Il se trouve cependant que ces deux hypothèses ne sont pas également réalistes puisqu’il est solidement établi, en France comme ailleurs, que plus on est intéressé par la politique et plus on est constant dans sa participation électorale, et vice versa. Il y a fort à parier que celui qui se décide à voter Macron pour son sourire ait été un abstentionniste aux régionales de 2015 et aux européennes de 2014 et qu’il le redevienne de nouveau aux législatives de juin prochain. L’abstention constitue avant tout le signe d’une distance au politique qu’il faut savoir entendre et qu’on ne peut sans précaution investir d’une capacité expressive équivalente à la prise de parole.

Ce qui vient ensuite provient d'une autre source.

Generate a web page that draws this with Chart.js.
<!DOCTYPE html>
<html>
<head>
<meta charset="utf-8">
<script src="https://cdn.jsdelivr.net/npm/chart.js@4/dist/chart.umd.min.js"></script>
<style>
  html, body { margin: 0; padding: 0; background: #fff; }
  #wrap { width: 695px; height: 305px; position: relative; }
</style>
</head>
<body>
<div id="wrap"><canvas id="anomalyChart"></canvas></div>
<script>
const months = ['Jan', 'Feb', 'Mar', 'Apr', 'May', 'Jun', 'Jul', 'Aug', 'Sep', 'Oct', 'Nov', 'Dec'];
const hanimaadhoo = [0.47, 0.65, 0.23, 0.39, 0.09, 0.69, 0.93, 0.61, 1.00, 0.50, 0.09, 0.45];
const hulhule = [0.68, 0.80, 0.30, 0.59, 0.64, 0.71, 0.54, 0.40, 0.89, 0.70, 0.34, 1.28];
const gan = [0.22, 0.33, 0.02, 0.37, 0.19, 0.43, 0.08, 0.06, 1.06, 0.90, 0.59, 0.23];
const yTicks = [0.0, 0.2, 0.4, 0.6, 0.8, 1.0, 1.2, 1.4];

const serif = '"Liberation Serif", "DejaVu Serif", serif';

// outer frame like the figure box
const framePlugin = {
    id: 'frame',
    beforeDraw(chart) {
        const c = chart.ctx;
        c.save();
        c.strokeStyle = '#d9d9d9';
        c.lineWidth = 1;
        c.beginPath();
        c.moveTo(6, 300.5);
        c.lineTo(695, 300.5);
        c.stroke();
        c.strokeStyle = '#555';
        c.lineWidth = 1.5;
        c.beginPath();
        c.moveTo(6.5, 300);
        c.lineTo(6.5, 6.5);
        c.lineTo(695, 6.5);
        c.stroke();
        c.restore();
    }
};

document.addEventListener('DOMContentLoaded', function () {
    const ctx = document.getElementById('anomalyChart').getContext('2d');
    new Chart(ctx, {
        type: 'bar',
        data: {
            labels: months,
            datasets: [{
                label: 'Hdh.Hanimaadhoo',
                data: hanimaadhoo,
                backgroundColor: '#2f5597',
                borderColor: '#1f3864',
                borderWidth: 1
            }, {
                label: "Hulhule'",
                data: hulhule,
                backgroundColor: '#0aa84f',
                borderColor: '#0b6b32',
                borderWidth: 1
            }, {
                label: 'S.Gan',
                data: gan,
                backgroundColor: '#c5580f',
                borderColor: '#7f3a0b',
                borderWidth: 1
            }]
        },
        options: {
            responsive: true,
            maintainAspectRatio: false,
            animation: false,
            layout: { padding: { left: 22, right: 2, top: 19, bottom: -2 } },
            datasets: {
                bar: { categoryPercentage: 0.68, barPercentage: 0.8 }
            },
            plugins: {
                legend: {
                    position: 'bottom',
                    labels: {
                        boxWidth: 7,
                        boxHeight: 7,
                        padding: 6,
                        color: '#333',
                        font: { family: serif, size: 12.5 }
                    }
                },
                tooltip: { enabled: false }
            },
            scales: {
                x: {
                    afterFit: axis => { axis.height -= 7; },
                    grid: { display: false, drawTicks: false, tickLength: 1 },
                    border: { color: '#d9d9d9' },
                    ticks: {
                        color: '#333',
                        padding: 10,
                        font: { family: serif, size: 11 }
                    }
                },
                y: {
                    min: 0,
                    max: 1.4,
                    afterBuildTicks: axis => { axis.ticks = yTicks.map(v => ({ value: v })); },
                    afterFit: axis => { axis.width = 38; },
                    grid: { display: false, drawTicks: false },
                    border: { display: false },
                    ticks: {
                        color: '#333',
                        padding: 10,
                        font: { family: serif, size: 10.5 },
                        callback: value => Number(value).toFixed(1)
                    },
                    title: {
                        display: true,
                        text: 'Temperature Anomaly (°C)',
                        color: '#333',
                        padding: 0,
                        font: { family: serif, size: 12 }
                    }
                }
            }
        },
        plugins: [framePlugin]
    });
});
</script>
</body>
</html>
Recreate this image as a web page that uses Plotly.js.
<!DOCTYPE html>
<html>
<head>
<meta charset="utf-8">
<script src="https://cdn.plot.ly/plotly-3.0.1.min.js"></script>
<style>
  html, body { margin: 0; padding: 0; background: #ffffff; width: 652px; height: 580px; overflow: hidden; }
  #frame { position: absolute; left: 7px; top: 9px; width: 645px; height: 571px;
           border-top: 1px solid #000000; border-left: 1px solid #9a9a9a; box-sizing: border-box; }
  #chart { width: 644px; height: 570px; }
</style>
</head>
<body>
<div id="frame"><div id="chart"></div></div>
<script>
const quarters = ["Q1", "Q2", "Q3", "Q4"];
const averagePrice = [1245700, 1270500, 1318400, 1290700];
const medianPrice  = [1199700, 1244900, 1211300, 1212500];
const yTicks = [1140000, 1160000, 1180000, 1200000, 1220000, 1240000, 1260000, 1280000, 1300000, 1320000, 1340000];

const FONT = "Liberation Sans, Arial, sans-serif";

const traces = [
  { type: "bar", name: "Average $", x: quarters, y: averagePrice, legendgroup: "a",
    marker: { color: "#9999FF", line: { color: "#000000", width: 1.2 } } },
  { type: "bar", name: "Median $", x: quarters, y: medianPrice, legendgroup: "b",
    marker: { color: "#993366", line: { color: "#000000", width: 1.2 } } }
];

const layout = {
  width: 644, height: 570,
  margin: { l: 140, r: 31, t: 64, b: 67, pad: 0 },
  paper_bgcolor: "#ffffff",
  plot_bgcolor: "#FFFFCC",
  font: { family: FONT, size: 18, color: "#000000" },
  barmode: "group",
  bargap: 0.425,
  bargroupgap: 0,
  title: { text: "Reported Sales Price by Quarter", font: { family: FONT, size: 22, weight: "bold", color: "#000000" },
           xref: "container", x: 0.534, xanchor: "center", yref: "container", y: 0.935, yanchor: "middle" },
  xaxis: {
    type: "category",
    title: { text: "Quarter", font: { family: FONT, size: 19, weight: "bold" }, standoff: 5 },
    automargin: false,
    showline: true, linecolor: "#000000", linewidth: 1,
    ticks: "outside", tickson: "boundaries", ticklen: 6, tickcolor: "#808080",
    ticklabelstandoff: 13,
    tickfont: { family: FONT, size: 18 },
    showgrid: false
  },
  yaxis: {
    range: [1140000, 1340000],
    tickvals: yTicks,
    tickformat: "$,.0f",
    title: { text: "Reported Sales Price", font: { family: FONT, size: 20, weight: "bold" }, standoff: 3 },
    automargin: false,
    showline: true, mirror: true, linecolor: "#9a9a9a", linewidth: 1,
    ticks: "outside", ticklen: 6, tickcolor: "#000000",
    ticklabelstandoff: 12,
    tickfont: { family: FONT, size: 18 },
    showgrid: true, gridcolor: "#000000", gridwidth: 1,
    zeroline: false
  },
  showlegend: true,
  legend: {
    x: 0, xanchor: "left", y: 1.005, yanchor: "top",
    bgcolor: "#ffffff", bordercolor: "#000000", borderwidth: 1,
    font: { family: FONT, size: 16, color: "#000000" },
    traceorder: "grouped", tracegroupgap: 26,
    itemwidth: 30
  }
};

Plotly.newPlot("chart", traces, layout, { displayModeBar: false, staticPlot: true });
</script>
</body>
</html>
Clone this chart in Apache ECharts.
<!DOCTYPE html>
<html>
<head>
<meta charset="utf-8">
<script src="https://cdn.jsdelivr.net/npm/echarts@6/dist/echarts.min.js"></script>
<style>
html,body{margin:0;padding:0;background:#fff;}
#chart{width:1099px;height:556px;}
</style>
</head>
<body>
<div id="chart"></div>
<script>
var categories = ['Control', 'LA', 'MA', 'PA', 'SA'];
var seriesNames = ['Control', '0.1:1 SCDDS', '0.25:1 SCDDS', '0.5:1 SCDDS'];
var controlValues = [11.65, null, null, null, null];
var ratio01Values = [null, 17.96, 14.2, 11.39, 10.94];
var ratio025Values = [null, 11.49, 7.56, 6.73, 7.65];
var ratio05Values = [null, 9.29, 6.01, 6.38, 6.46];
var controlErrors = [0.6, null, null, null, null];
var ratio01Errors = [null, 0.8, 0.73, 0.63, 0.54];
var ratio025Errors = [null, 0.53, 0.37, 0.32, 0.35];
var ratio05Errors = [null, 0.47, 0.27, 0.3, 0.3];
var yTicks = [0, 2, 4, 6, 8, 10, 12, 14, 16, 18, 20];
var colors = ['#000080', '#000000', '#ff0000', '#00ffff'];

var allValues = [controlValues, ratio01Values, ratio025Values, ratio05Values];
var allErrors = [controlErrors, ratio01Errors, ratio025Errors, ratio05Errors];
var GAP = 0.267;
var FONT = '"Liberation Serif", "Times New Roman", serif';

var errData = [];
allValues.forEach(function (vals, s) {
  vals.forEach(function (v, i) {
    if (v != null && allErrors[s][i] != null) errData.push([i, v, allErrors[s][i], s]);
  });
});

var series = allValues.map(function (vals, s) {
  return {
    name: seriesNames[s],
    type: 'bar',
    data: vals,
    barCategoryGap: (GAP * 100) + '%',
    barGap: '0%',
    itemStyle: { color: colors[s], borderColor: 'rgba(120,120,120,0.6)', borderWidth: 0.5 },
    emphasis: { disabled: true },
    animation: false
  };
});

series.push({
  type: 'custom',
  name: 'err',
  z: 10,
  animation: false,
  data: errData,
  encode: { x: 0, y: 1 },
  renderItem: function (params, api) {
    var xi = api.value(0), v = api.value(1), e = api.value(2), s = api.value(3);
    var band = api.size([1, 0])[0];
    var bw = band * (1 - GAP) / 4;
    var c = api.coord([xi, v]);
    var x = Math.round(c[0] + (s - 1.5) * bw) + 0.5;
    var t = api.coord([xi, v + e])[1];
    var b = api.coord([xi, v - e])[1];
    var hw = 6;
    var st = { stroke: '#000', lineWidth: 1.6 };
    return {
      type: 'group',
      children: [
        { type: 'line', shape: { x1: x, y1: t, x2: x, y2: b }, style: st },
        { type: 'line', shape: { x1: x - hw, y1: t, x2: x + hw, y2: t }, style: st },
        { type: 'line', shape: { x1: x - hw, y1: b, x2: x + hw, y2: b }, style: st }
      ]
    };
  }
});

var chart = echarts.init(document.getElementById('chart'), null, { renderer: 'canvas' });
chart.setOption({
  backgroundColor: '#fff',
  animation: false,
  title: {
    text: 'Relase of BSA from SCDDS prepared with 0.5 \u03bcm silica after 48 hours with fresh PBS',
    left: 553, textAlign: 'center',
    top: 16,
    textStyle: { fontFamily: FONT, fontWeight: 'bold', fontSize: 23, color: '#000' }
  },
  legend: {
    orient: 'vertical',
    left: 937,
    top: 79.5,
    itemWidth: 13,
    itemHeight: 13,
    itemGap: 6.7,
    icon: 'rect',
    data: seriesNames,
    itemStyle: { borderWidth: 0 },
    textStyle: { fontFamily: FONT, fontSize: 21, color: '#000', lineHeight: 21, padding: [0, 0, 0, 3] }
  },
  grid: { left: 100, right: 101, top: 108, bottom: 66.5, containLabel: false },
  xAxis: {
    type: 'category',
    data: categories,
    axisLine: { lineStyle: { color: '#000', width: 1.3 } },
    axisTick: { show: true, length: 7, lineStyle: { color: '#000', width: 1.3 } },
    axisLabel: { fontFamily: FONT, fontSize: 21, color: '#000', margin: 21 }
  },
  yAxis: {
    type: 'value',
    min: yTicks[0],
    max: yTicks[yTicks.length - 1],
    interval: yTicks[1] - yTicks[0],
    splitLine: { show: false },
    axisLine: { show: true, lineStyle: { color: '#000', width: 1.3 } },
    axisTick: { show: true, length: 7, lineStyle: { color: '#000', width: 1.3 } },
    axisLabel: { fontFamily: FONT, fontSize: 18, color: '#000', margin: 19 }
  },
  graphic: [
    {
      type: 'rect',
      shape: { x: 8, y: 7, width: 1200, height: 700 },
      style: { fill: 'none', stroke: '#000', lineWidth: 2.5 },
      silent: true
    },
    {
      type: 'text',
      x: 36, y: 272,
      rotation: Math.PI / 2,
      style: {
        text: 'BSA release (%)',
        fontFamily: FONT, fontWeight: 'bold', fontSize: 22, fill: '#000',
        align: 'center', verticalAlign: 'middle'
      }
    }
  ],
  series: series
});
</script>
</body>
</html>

Mounia affirme que les habitants des quartiers populaires sont politisés et ont un contact avec la vie politique, même quand ils s’abstiennent, parce qu’ils expriment un dégoût des représentants politiques lié aux affaires. Vous qui avez travaillé dans les quartiers populaires, avez-vous pu tirer les mêmes constats ?
Si exprimer un dégoût à l’égard des professionnels de la politique devient un indicateur de politisation, alors il faut considérer que la très grande majorité des citoyens est politisée et il faut trouver un autre outil pour rendre compte des très fortes inégalités sociales qui marquent les rapports à la politique institutionnelle. Mounia, comme les autres personnes interrogées, se place sur le terrain de la morale et prend un constat objectif (l’intérêt pour la politique varie avec l’âge, le niveau de diplôme et le niveau de richesse) pour un déni de civisme. C’est tout le contraire : au regard des conditions de vie très difficiles, c’est le fait qu’on continue de se mobiliser assez massivement à la présidentielle dans ce type de quartiers qui devrait étonner.
Encore une fois, se désintéresser de la politique ne signifie évidemment pas qu’on ne dispose pas d’une conscience sociale et de schémas d’interprétation du monde parfaitement cohérents et éclairés, mais simplement qu’on manque des outils qui autorisent la compréhension. Rendre visible le cens caché qui joue contre les citoyens les plus fragiles, c’est aussi demander pourquoi l’école républicaine ne prend pas en charge la transmission des repères nécessaires au décryptage de la vie politique et alerter sur l’urgence qu’il y a à mettre en place des dispositifs de lutte contre les inégalités politiques.
Pour Philippe, la part de 20% d’abstentions en moyenne qui est constatée lors de chaque élection présidentielle est “irréductible”. Qu’en pensez-vous ?
Derrière la permanence des proportions (une abstention d’environ 20% des inscrits pour la présidentielle à l’exception de 1969 et 2002) il y a en réalité un important renouvellement du corps électoral. Il est ainsi établi qu’à chaque séquence présidentielle, 10 % environ des votants du 1er tour s’abstiennent au deuxième quand 10% de ceux qui ne votent pas au 1er tour se déplacent pour le second. Si on neutralise la malinscription (les citoyens qui ne sont pas inscrits là où ils résident et s’abstiennent 3 fois plus que les autres) on se rend compte qu’au final ce sont moins de 10% des inscrits qui, en année présidentielle, demeurent en dehors du vote.
Des expérimentations ont aussi montré que l’on ne reste pas en dehors des listes électorales par choix et que parmi les 11% de citoyens non-inscrits figure une majorité qui voterait si la procédure était plus aisée. En réalité, les catégories qui votent le moins sont bien celles qui sont gênées dans l’accomplissement de l’acte électoral : les malinscrits, les plus de 80 ans, les détenus…
Est-ce que le vote blanc témoigne d’un plus grand engagement en politique ou d’une meilleure connaissance de la politique ?
La sociologie du vote blanc n’est habituellement pas la même que celle de l’abstention. Elle recoupe celle des électeurs diplômés et intéressés par la politique, qui signifient explicitement par ce choix leur refus de départager les candidats en lice. C’est d’ailleurs pourquoi on enregistre traditionnellement plus de votes blancs aux seconds tours de scrutin, quand le choix se restreint et que la participation augmente. Sur ce plan, le 7 mai pourrait du coup réserver des surprises.
Vous remarquerez que cette semaine, les commentateurs des sondages ont systématiquement agrégé les données concernant le vote blanc à celle de l’abstention. Cela rend compte d’une situation où des électeurs de 1er tour hésitent précisément parce qu’ils sont politisés sur la meilleure façon de faire entendre clairement le message qu’ils souhaitent adresser en tout premier lieu au futur président : un refus du FN mais également du projet trop libéral qui lui est opposé. Il faudra regarder de près et à une échelle fine la répartition géographique du vote blanc et de l’abstention qui se dessinera le 7 mai pour observer ce qui aura pu, cette fois-ci, complexifier l’analyse.